E aí mora a virada da história. Ao passo em que ela se mostra solícita, cativante e bondosa, os seus ‘salvadores’ – visto que Grace está lá se escondendo de algo – apresentam a outra face do ser humano. “Grace sofre inúmeras violências e provocar isso na plateia é importante. O texto é muito provocativo, toca na ferida, verticaliza a história”, diz Mel Lisboa, que, diga-se, faz uma interpretação incrível. É impossível, principalmente para as mulheres, não se colocar no lugar dela.

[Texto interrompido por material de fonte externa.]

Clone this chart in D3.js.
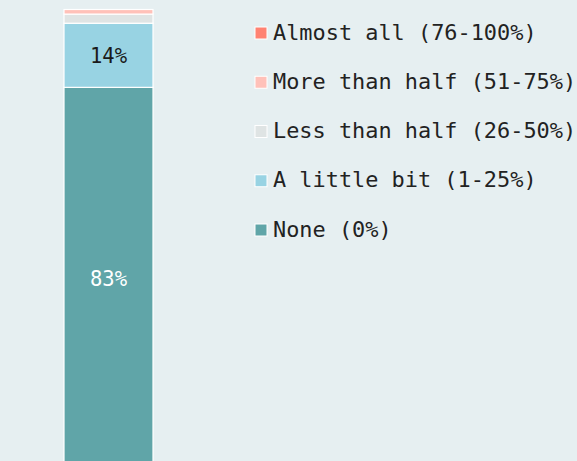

E talvez seja essa a intenção do espetáculo. Causar empatia no público e fazer com que se identifique, não só com a protagonista, como também aos demais personagens da trama, que fala de misoginia, crueldade, preconceito, capitalismo, intolerância e falta de compaixão. Porque o bem e o mal, como é mostrado, moram dentro de todo ser humano. “É uma peça boa, que está em movimento. Lá no Rio (ficou em cartaz no fim do ano passado), cada vez que apresentamos ela conversava com algum fato que estava acontecendo no momento”, lembra o diretor, que acrescenta que nem todos em cena assistiram ao filme de Von Trier, lançado em 2003, indicado à Palma de Ouro no Festival de Cannes. “Nós construímos a nossa Dogville.” Palmas para eles. A obra, de desfecho catártico, ficou sólida.

Dogville – Peça. Teatro Porto Seguro – Al. Barão de Piracicaba, 740, em São Paulo. Sextas e sábados, às 21h, e domingo, às 19h. Até 31 de março. Ingr.: a partir de R$ 50 à venda em www.teatroportoseguro.com.br.